▶ [WRITTEN INSTRUCTION] Omit every picture, and retype the lines that run from the beginning of the data below through the line containing "import pandas as pd", inclusive.

------------------------------

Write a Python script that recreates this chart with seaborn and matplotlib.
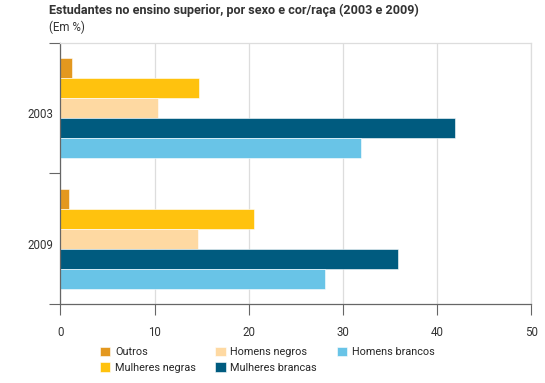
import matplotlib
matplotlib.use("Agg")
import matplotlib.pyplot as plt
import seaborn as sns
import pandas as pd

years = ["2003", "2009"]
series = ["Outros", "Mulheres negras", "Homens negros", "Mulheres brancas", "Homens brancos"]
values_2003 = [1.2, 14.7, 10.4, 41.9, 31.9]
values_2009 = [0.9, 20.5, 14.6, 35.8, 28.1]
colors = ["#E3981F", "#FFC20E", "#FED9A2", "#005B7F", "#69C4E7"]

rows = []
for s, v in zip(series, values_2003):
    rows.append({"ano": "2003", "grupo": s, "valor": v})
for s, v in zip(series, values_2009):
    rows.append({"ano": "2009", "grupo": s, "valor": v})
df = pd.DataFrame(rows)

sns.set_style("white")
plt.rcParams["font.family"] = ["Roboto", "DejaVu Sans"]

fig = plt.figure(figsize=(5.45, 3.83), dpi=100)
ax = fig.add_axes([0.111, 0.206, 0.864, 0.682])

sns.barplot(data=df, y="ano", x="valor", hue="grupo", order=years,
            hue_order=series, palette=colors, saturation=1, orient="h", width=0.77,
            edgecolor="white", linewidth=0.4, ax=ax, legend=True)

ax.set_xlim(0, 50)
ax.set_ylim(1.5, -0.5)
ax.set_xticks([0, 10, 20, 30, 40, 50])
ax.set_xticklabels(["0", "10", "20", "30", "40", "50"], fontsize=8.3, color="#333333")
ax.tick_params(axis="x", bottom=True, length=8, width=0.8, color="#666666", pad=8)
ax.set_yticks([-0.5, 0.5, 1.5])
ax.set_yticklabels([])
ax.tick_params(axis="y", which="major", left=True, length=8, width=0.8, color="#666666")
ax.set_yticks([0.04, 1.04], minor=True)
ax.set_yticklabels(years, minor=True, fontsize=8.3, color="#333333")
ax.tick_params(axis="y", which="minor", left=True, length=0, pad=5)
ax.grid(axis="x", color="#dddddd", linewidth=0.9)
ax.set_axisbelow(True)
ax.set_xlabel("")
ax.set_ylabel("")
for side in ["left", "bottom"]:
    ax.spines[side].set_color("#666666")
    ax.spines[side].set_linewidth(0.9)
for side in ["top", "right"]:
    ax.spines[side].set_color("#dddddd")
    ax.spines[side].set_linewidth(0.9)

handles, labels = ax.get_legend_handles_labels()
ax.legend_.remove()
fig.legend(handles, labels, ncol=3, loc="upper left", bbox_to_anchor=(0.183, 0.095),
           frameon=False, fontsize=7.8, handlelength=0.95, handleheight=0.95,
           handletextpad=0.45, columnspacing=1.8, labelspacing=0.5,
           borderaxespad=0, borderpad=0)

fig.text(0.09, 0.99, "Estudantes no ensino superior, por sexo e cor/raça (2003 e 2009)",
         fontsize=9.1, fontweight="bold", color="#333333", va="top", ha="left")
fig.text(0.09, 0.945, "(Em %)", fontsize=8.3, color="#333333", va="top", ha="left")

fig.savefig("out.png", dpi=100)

------------------------------

▶ [OUTPUT OF THE TASK]
Write a Python script that recreates this chart with seaborn and matplotlib.
import matplotlib
matplotlib.use("Agg")
import matplotlib.pyplot as plt
import seaborn as sns
import pandas as pd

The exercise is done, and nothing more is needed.